La fortaleza de los padres del pequeño Charlie Gard, dispuestos a todo para conservar la vida de su hijo, vale por miles de argumentos intelectuales
No tenía previsto volver al tema de la muerte, por prevención a repetirme. Pero el caso británico de Charlie Gard, al que me referí con algún detalle hace semanas, está suscitando mucha controversia en la opinión pública internacional: ha venido a cuestionar planteamientos que parecían adquiridos, inconmovibles.
La pena de muerte no está abolida en muchos Estados de Norteamérica. Incluso, Erdogan parece dispuesto a restablecerla en Turquía, aun a costa de quemar las naves en la aproximación a la Unión Europea querida por muchos de sus ciudadanos. En general, no es fácil pasar por alto que la vida vale menos en Oriente que en Occidente. Por eso, a falta de datos solventes sobre China, resulta interesante la noticia de que, después de un largo proceso, Mongolia se suma a los países abolicionistas. Al difundir la noticia, Amnistía Internacional subraya que el nuevo texto legal contiene también avances en otras materias relativas a los derechos humanos: así, incluye una definición de la tortura, que refleja globalmente el contenido de la convención internacional contra ese flagelo y otras penas o tratos crueles, inhumanos o degradantes.

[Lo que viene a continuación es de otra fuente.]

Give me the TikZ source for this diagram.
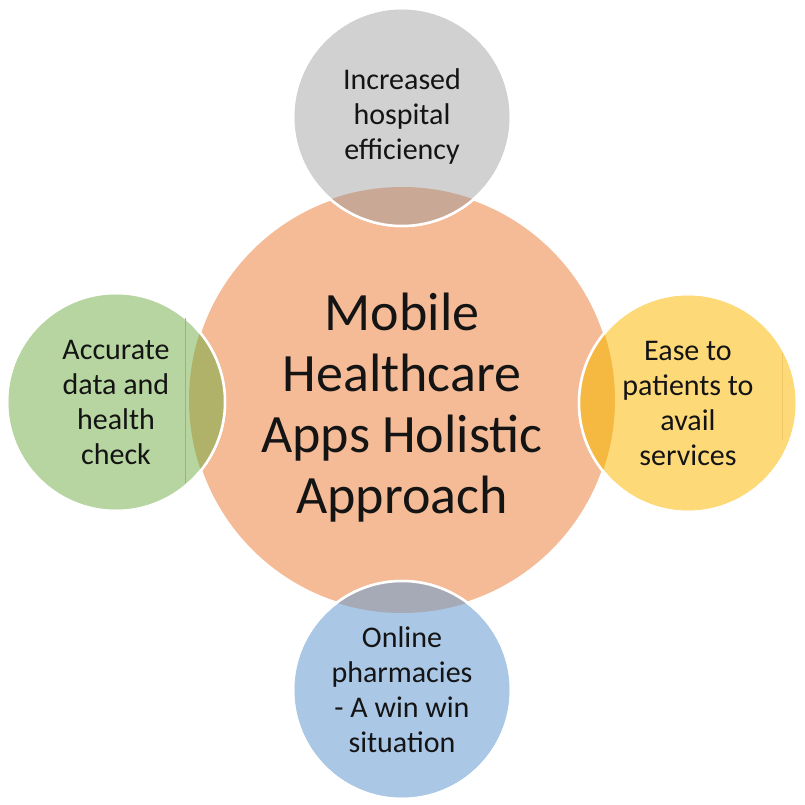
\documentclass[tikz,border=0pt]{standalone}
\usepackage{fontspec}
\setmainfont{Carlito}
\definecolor{hubfill}{RGB}{244,187,150}
\definecolor{topfill}{RGB}{209,209,209}
\definecolor{leftfill}{RGB}{183,213,160}
\definecolor{rightfill}{RGB}{254,217,120}
\definecolor{botfill}{RGB}{170,199,230}
\definecolor{topov}{RGB}{201,168,150}
\definecolor{leftov}{RGB}{176,178,106}
\definecolor{rightov}{RGB}{245,185,66}
\definecolor{botov}{RGB}{166,170,182}
\definecolor{txt}{RGB}{20,20,20}
\tikzset{
  hubnode/.style={circle, inner sep=0pt, minimum size=426pt, fill=hubfill, draw=white, line width=2.5pt},
  hubtext/.style={inner sep=0pt, text=txt, align=center, font=\fontsize{54}{61}\selectfont},
  satnode/.style={circle, inner sep=0pt, minimum size=218pt, draw=white, line width=2.5pt,
    text=txt, align=center, font=\fontsize{30}{35}\selectfont},
  rim/.style={draw=white, line width=2.5pt},
}
\begin{document}
\begin{tikzpicture}[x=1pt,y=-1pt]
\useasboundingbox (0,0) rectangle (804,805);
\node[hubnode] (hub) at (402,400) {};
\node[hubtext] (hubt) at ([yshift=-8pt]hub.center) {Mobile\\Healthcare\\Apps Holistic\\Approach};
\node[satnode, fill=topfill] (top) at (402,117) {Increased\\hospital\\efficiency};
\node[satnode, fill=leftfill] (left) at (116,402) {Accurate\\data and\\health\\check};
\node[satnode, fill=rightfill] (right) at (688,403) {Ease to\\patients to\\avail\\services};
\node[satnode, fill=botfill] (bot) at (402,690) {Online\\pharmacies\\- A win win\\situation};
\begin{scope}
  \clip (hub.center) circle[radius=213pt];
  \fill[topov] (top.center) circle[radius=109pt];
  \fill[leftov] (left.center) circle[radius=109pt];
  \fill[rightov] (right.center) circle[radius=109pt];
  \fill[botov] (bot.center) circle[radius=109pt];
\end{scope}
\draw[rim] (top.center) circle[radius=109pt];
\draw[rim] (left.center) circle[radius=109pt];
\draw[rim] (right.center) circle[radius=109pt];
\draw[rim] (bot.center) circle[radius=109pt];
\coordinate (la) at (185,318);
\coordinate (lb) at (185,483);
\draw[gray!70, line width=0.7pt] (la) -- (lb);
\coordinate (ra) at (782,353);
\coordinate (rb) at (782,440);
\draw[rightfill!85!orange!90!black, line width=0.4pt, opacity=0.5] (ra) -- (rb);
\end{tikzpicture}
\end{document}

La evolución occidental no fue fácil, pero se puede considerar establecido que nadie puede disponer lícitamente de la vida de otro ser humano, tampoco el aparato punitivo del Estado garante de la seguridad de todos, ni siquiera en tiempos de guerra. Aunque las circunstancias de hecho sean muy diversas, resulta imposible no pararse a pensar sobre quién decide hoy en el Reino Unido sobre la vida de un niño enfermo de una dolencia quizá incurable en el estado actual de las ciencias biomédicas.
La fortaleza de los padres del pequeño Charlie, dispuestos a todo para conservar la vida de su hijo, vale por miles de argumentos intelectuales. Contra todo pronóstico, y a pesar de las sentencias judiciales contrarias a sus demandas, gracias a una movilización sin precedentes de la opinión pública mundial −también de la oración de los creyentes−, se ha logrado detener lo que el Cardenal Elio Sgreccia llamaba −no sé si la expresión es suya; sí que no la había leído antes− encarnizamiento tanatológico.

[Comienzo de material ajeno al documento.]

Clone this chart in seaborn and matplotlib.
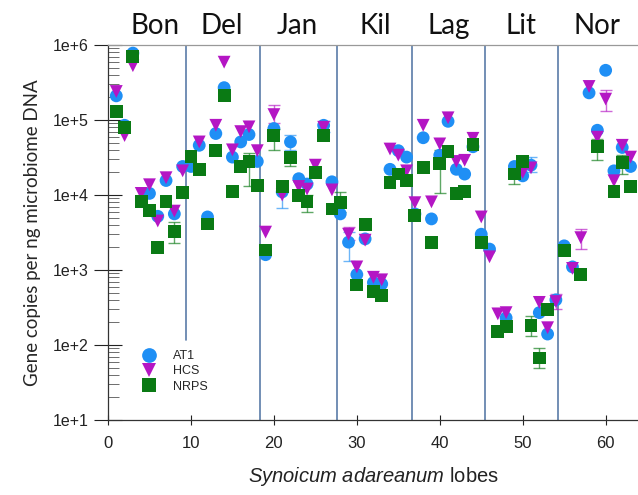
import numpy as np
import pandas as pd
import matplotlib
matplotlib.use("Agg")
import matplotlib.pyplot as plt
import seaborn as sns
from matplotlib.ticker import FuncFormatter, LogLocator, NullFormatter

nan = np.nan
lobes = list(range(1, 64))
at1 = [2.1e5, 8.5e4, 7.8e5, nan, 1.05e4, 5.2e3, 1.56e4, 5.6e3, 2.4e4, 2.4e4,
       4.6e4, 5.1e3, 6.6e4, 2.7e5, 3.2e4, 5.1e4, 6.4e4, 2.8e4, 1.6e3, 7.7e4,
       1.1e4, 5.1e4, 1.65e4, 1.4e4, nan, 8.5e4, 1.5e4, 5.6e3, 2.35e3, 870,
       2.6e3, 680, 650, 2.2e4, 3.9e4, 3.2e4, 5.6e3, 5.8e4, 4.8e3, 3.4e4,
       9.6e4, 2.2e4, 1.9e4, 4.4e4, 3.0e3, 1.9e3, nan, 230, 2.4e4, 1.8e4,
       2.5e4, 270, 140, 400, 2.1e3, 1.1e3, nan, 2.3e5, 7.3e4, 4.6e5,
       2.1e4, 4.3e4, 2.4e4]
hcs = [2.4e5, 6.2e4, 5.3e5, 1.05e4, 1.37e4, 4.5e3, 1.7e4, 6.1e3, 2.1e4, nan,
       5.1e4, nan, 8.5e4, 5.9e5, 4.0e4, 7.0e4, 8.1e4, 3.9e4, 3.2e3, 1.18e5,
       1.0e4, nan, 1.3e4, 1.2e4, 2.5e4, 8.0e4, 1.17e4, nan, 3.0e3, 1.1e3,
       2.5e3, 800, 740, 4.1e4, 3.4e4, 2.1e4, 7.9e3, 8.5e4, 8.1e3, 4.8e4,
       1.07e5, 2.8e4, 2.9e4, 5.7e4, 5.1e3, 1.5e3, 260, 270, nan, 2.0e4,
       2.3e4, 370, 170, 380, nan, 1.05e3, 2.7e3, 2.8e5, 5.9e4, 1.9e5,
       1.55e4, 4.6e4, 3.2e4]
nrps = [1.3e5, 8.0e4, 7.0e5, 8.1e3, 6.2e3, 2.0e3, 8.1e3, 3.3e3, 1.07e4, 3.3e4,
        2.2e4, 4.1e3, 3.9e4, 2.1e5, 1.1e4, 2.4e4, 2.8e4, 1.35e4, 1.85e3, 6.2e4,
        1.3e4, 3.2e4, 9.8e3, 8.1e3, 2.0e4, 6.2e4, 6.5e3, 7.9e3, nan, 630,
        4.0e3, 520, 460, 1.45e4, 1.9e4, 1.55e4, 5.3e3, 2.3e4, 2.3e3, 2.6e4,
        3.8e4, 1.05e4, 1.1e4, 4.7e4, 2.35e3, nan, 150, 175, 1.9e4, 2.8e4,
        180, 67, 300, nan, 1.8e3, nan, 870, nan, 4.4e4, nan,
        1.1e4, 2.7e4, 1.3e4]

# error bars: gene, lobe, low, high
err_gene = ["NRPS", "NRPS", "HCS", "NRPS", "AT1", "AT1", "NRPS", "NRPS", "AT1", "NRPS",
            "AT1", "HCS", "NRPS", "NRPS", "AT1", "NRPS", "NRPS", "HCS", "HCS", "NRPS",
            "HCS", "NRPS"]
err_lobe = [8, 17, 20, 20, 21, 22, 22, 24, 26, 28,
            29, 29, 40, 49, 51, 51, 52, 54, 57, 59,
            60, 62]
err_low = [2.3e3, 1.3e4, 9e4, 4.0e4, 6.7e3, 4.0e4, 2.4e4, 5.9e3, 7e4, 6e3,
           1.3e3, 2.5e3, 1.05e4, 1.4e4, 2.0e4, 130, 50, 300, 1.9e3, 2.9e4,
           1.3e5, 1.9e4]
err_high = [4.3e3, 3.6e4, 1.6e5, 7.5e4, 1.3e4, 6.4e4, 3.8e4, 1.0e4, 9.6e4, 1.1e4,
            3.2e3, 3.8e3, 4.0e4, 2.4e4, 3.2e4, 240, 92, 480, 3.5e3, 5.5e4,
            2.5e5, 3.4e4]

groups = ["Bon", "Del", "Jan", "Kil", "Lag", "Lit", "Nor"]
group_centers = [5.7, 13.7, 22.8, 32.2, 41.1, 49.8, 59.0]
separators = [9.4, 18.3, 27.6, 36.6, 45.4, 54.3]

genes = ["AT1", "HCS", "NRPS"]
colors = {"AT1": "#1f8ff5", "HCS": "#b416c4", "NRPS": "#0a7a14"}
markers = {"AT1": "o", "HCS": "v", "NRPS": "s"}

df = pd.DataFrame({
    "lobe": lobes * 3,
    "copies": at1 + hcs + nrps,
    "gene": ["AT1"] * len(lobes) + ["HCS"] * len(lobes) + ["NRPS"] * len(lobes),
}).dropna()

sns.set_style("white")
plt.rcParams["font.family"] = ["Liberation Sans", "DejaVu Sans"]
plt.rcParams["mathtext.fontset"] = "custom"
plt.rcParams["mathtext.it"] = "Liberation Sans:italic"
plt.rcParams["mathtext.rm"] = "Liberation Sans"

fig = plt.figure(figsize=(6.38, 4.95), dpi=100)
ax = fig.add_axes([108 / 638, 75 / 495, 1 - 108 / 638, 375 / 495])

for s in separators:
    ymin = 0.213 if s == separators[0] else 0.0
    ax.axvline(s, ymin=ymin, ymax=1, color="#5a7ca8", lw=1.2, zorder=1)

for g, xl, lo, hi in zip(err_gene, err_lobe, err_low, err_high):
    mid = np.sqrt(lo * hi)
    ax.errorbar([xl], [mid], yerr=[[mid - lo], [hi - mid]],
                fmt="none", ecolor=colors[g], elinewidth=1.0, capsize=4, capthick=1.0,
                alpha=0.65, zorder=2)

sns.scatterplot(data=df, x="lobe", y="copies", hue="gene", style="gene",
                hue_order=genes, style_order=genes, palette=colors, markers=markers,
                s=85, edgecolor="none", linewidth=0, ax=ax, zorder=3)

ax.set_yscale("log")
ax.set_ylim(10, 1e6)
ax.set_xlim(0, 63.9)
ax.set_xticks([0, 10, 20, 30, 40, 50, 60])
ax.yaxis.set_major_locator(LogLocator(base=10, numticks=10))
ax.yaxis.set_minor_locator(LogLocator(base=10, subs=np.arange(2, 10), numticks=20))
ax.yaxis.set_minor_formatter(NullFormatter())
ax.yaxis.set_major_formatter(FuncFormatter(lambda v, p: f"1e+{int(round(np.log10(v)))}"))
ax.tick_params(axis="y", which="major", direction="inout", length=20, width=0.8,
               labelsize=11.5, colors="#222222", left=True, pad=4)
ax.tick_params(axis="y", which="minor", direction="in", length=8, width=0.6, left=True,
               color="#555555")
ax.tick_params(axis="x", which="major", direction="inout", length=7, width=0.8,
               labelsize=12, colors="#222222", bottom=True, pad=8)

for side in ["left", "bottom", "top"]:
    ax.spines[side].set_color("#333333")
    ax.spines[side].set_linewidth(0.9)
ax.spines["top"].set_color("#999999")
ax.spines["right"].set_visible(False)

ax.set_ylabel("Gene copies per ng microbiome DNA", family=["Lato", "DejaVu Sans"],
              fontsize=13.5, labelpad=8)
ax.set_xlabel(r"$\it{Synoicum\ adareanum}$ lobes", fontsize=14.5, color="#222222", labelpad=10)

for name, xc in zip(groups, group_centers):
    ax.text(xc, 1.05, name, transform=ax.get_xaxis_transform(), ha="center", va="center",
            fontsize=20, family=["Lato", "DejaVu Sans"], color="#111111")

leg = ax.legend(loc="lower left", bbox_to_anchor=(0.045, 0.06), frameon=False,
                fontsize=9, labelspacing=0.25, handletextpad=0.9, borderaxespad=0,
                markerscale=1.15)

fig.savefig("out.png", dpi=100)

Más allá de un supuesto derecho a la muerte −nunca reconocido hasta ahora en convenciones internacionales, y expresamente excluido por el Tribunal de Estrasburgo−, se imponía de hecho la obligación de morir en nombre de un sentido sesgado de la dignidad de la persona. No importaba la convicción de los padres de Charlie, que insistían en que su hijo no sufría en modo alguno. Provocarle dolores inútiles, con deseos curativos infundados, sí sería encarnizamiento terapéutico. Pero no por una mera respiración artificial.

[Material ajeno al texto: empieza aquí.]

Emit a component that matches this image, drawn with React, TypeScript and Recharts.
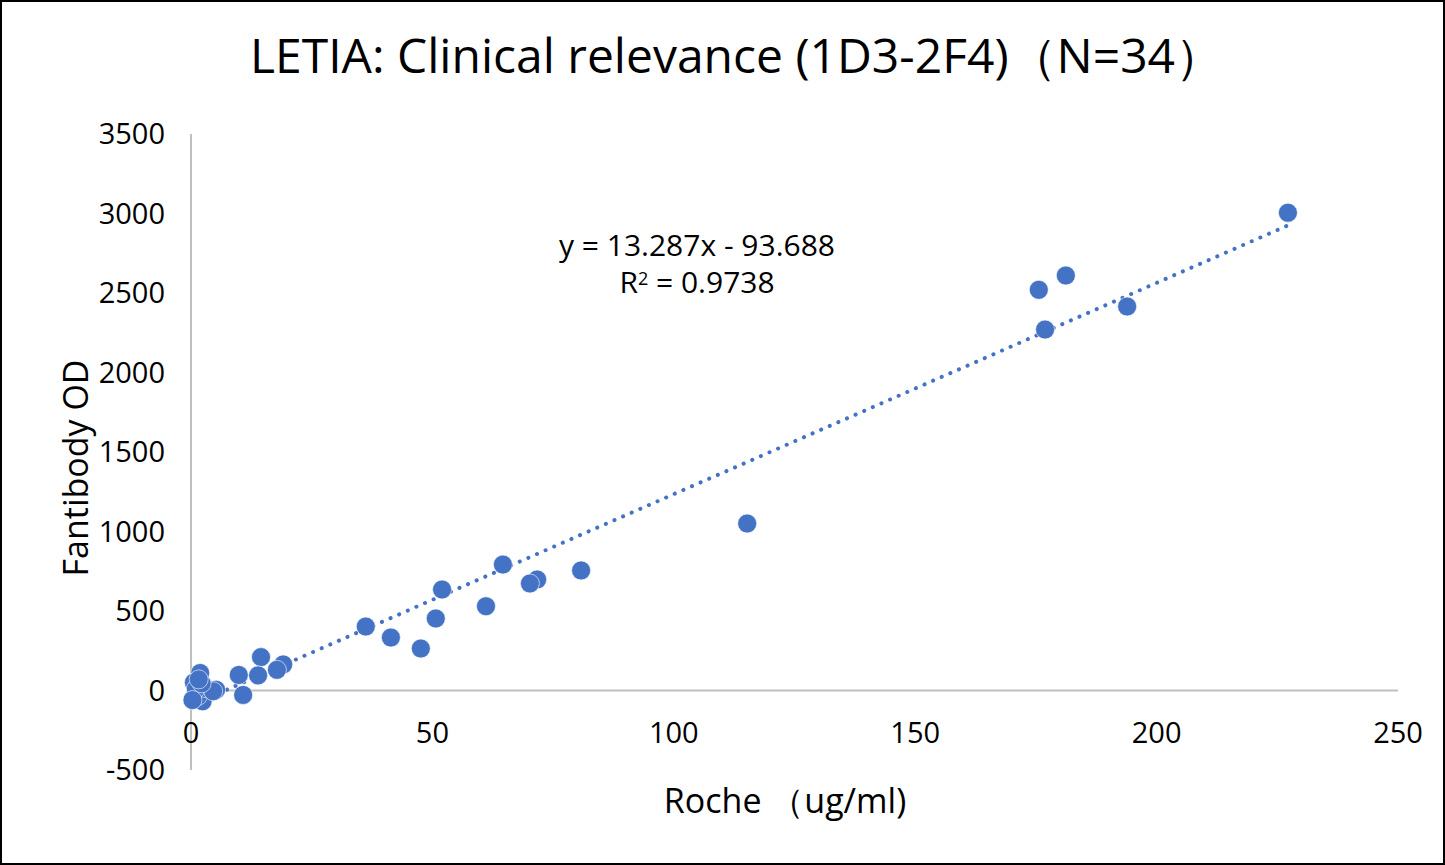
import React from "react";
import {
    ScatterChart,
    Scatter,
    XAxis,
    YAxis,
    ZAxis,
    ReferenceLine,
    Label,
} from "recharts";

// Roche (ug/ml) vs Fantibody OD, 34 samples
const rocheValues = [
    227.2, 175.6, 181.2, 176.9, 193.9, 115.2, 80.8, 71.7, 70.2, 64.6, 61.1,
    52.0, 50.7, 47.6, 41.4, 36.2, 19.1, 17.8, 14.5, 13.9, 9.9, 10.8,
    1.9, 0.6, 5.2, 0.5, 2.4, 1.4, 3.0, 1.0, 4.6, 2.2, 1.6, 0.3,
]
const odValues = [
    3005, 2520, 2610, 2270, 2415, 1050, 755, 698, 673, 792, 530,
    635, 453, 264, 333, 402, 164, 130, 210, 95, 98, -28,
    110, 50, 5, -50, -68, -35, 15, 10, -5, 45, 70, -60,
]

const xTicks = [0, 50, 100, 150, 200, 250]
const yTicks = [-500, 0, 500, 1000, 1500, 2000, 2500, 3000, 3500]

const slope = 13.287
const intercept = -93.688
const rSquared = "0.9738"

const points = rocheValues.map((x, i) => ({ x, y: odValues[i] }))
const xMin = Math.min(...rocheValues)
const xMax = Math.max(...rocheValues)

const BLUE = "#4472C4"
const AXIS_GRAY = "#bfbfbf"
const FONT = "'Open Sans', 'Noto Sans', sans-serif"

function XTick({ x, y, payload }: any) {
    return (
        <text
            x={x}
            y={y}
            dy={-39}
            textAnchor="middle"
            dominantBaseline="central"
            fill="#000"
            fontSize={29}
            fontFamily={FONT}
        >
            {payload.value}
        </text>
    )
}

export default function App() {
    return (
        <div
            style={{
                position: "absolute",
                left: 0,
                top: 0,
                width: 1445,
                height: 865,
                boxSizing: "border-box",
                border: "2px solid #000",
                background: "#fff",
                fontFamily: FONT,
            }}
        >
            <div
                style={{
                    position: "absolute",
                    left: 14,
                    width: "100%",
                    top: 20,
                    textAlign: "center",
                    fontSize: 48,
                    color: "#000",
                }}
            >
                LETIA: Clinical relevance (1D3-2F4)（N=34）
            </div>
            <div style={{ position: "absolute", left: -2, top: -2 }}>
                <ScatterChart
                    width={1445}
                    height={865}
                    margin={{ top: 134, right: 47, bottom: 35, left: 91 }}
                >
                    <XAxis
                        type="number"
                        dataKey="x"
                        domain={[0, 250]}
                        ticks={xTicks}
                        axisLine={false}
                        tickLine={false}
                        tickSize={0}
                        tickMargin={0}
                        height={60}
                        tick={<XTick />}
                    >
                        <Label
                            content={() => (
                                <text
                                    x={785}
                                    y={800}
                                    textAnchor="middle"
                                    dominantBaseline="central"
                                    fontSize={34}
                                    fill="#000"
                                    fontFamily={FONT}
                                >
                                    Roche （ug/ml)
                                </text>
                            )}
                        />
                    </XAxis>
                    <YAxis
                        type="number"
                        dataKey="y"
                        domain={[-500, 3500]}
                        ticks={yTicks}
                        width={100}
                        axisLine={{ stroke: AXIS_GRAY, strokeWidth: 2 }}
                        tickLine={false}
                        tickMargin={20}
                        tick={{ fontSize: 29, fill: "#000", fontFamily: FONT }}
                    >
                        <Label
                            content={() => (
                                <text
                                    x={75}
                                    y={468}
                                    transform="rotate(-90 75 468)"
                                    textAnchor="middle"
                                    dominantBaseline="central"
                                    fontSize={34}
                                    fill="#000"
                                    fontFamily={FONT}
                                >
                                    Fantibody OD
                                </text>
                            )}
                        />
                    </YAxis>
                    <ZAxis range={[260, 260]} />
                    <ReferenceLine y={0} stroke={AXIS_GRAY} strokeWidth={2} />
                    <ReferenceLine
                        segment={[
                            { x: xMin, y: slope * xMin + intercept },
                            { x: xMax, y: slope * xMax + intercept },
                        ]}
                        stroke={BLUE}
                        strokeWidth={4}
                        strokeDasharray="0.1 9.3"
                        strokeLinecap="round"
                        ifOverflow="visible"
                    />
                    <Scatter
                        data={points}
                        fill={BLUE}
                        isAnimationActive={false}
                        shape={(props: any) => (
                            <circle cx={props.cx} cy={props.cy} r={9.5} fill={BLUE} stroke="#fff" strokeWidth={0.6} />
                        )}
                    />
                </ScatterChart>
            </div>
            <div
                style={{
                    position: "absolute",
                    left: 445,
                    width: 500,
                    top: 224,
                    textAlign: "center",
                    fontSize: 30,
                    lineHeight: "37px",
                    color: "#000",
                }}
            >
                <div>y = 13.287x - 93.688</div>
                <div>
                    R<sup style={{ fontSize: 18, verticalAlign: "top", lineHeight: "30px" }}>2</sup> = {rSquared}
                </div>
            </div>
        </div>
    )
}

En el fondo, no se trata de una simple cuestión médica o clínica, que puede resolverse con relativa facilidad incluso por profanos, sin necesidad −en el caso de los católicos− de acudir a los criterios establecidos por Juan Pablo II en la encíclica Evangelium Vitae de 1995, o al documento de la Congregación para la Doctrina de la Fe, Iura et bona, de 2007.
Desde luego, la hidratación y alimentación artificiales, como la ventilación asistida, no son terapias curativas ni agresivas. Sólo lo serían, excepcionalmente, si no pudiesen ser asimiladas por el cuerpo del paciente, o no pudiesen ser administradas sin causarle graves molestias. Normalmente son medios proporcionados para la conservación de la vida y evitar la muerte por inanición, deshidratación o asfixia.
El problema radical es la aceptación simultánea del límite humano y de la grandeza de una naturaleza creada a imagen y semejanza de Dios. Ahí está seguramente la clave, y no en la valoración prudencial de porcentajes de efectos positivos y negativos de una terapia y de su contribución al mantenimiento de la vida, a pesar de los inevitables inconvenientes.
Ciertamente, la palabra del enfermo, en ejercicio de su autonomía personal −o de sus padres, tutores o parientes más próximos−, tiene una importancia extraordinaria, pero nunca se podrá imponer al buen juicio del facultativo, salvo que se destruya por completo su profesionalidad y su relación de confianza con pacientes y familias.
Se ha politizado y judicializado el problema hasta tal punto que, ahora, cuando los médicos de Londres se plantean aceptar nuevos tratamientos elaborados por instituciones de prestigio en el mundo, proponen la autorización del Tribunal Supremo del Reino Unido. Confiemos en que se imponga el criterio de no ahogar posibles avances científicos en nombre de enfoques éticos y jurídicos notoriamente endebles.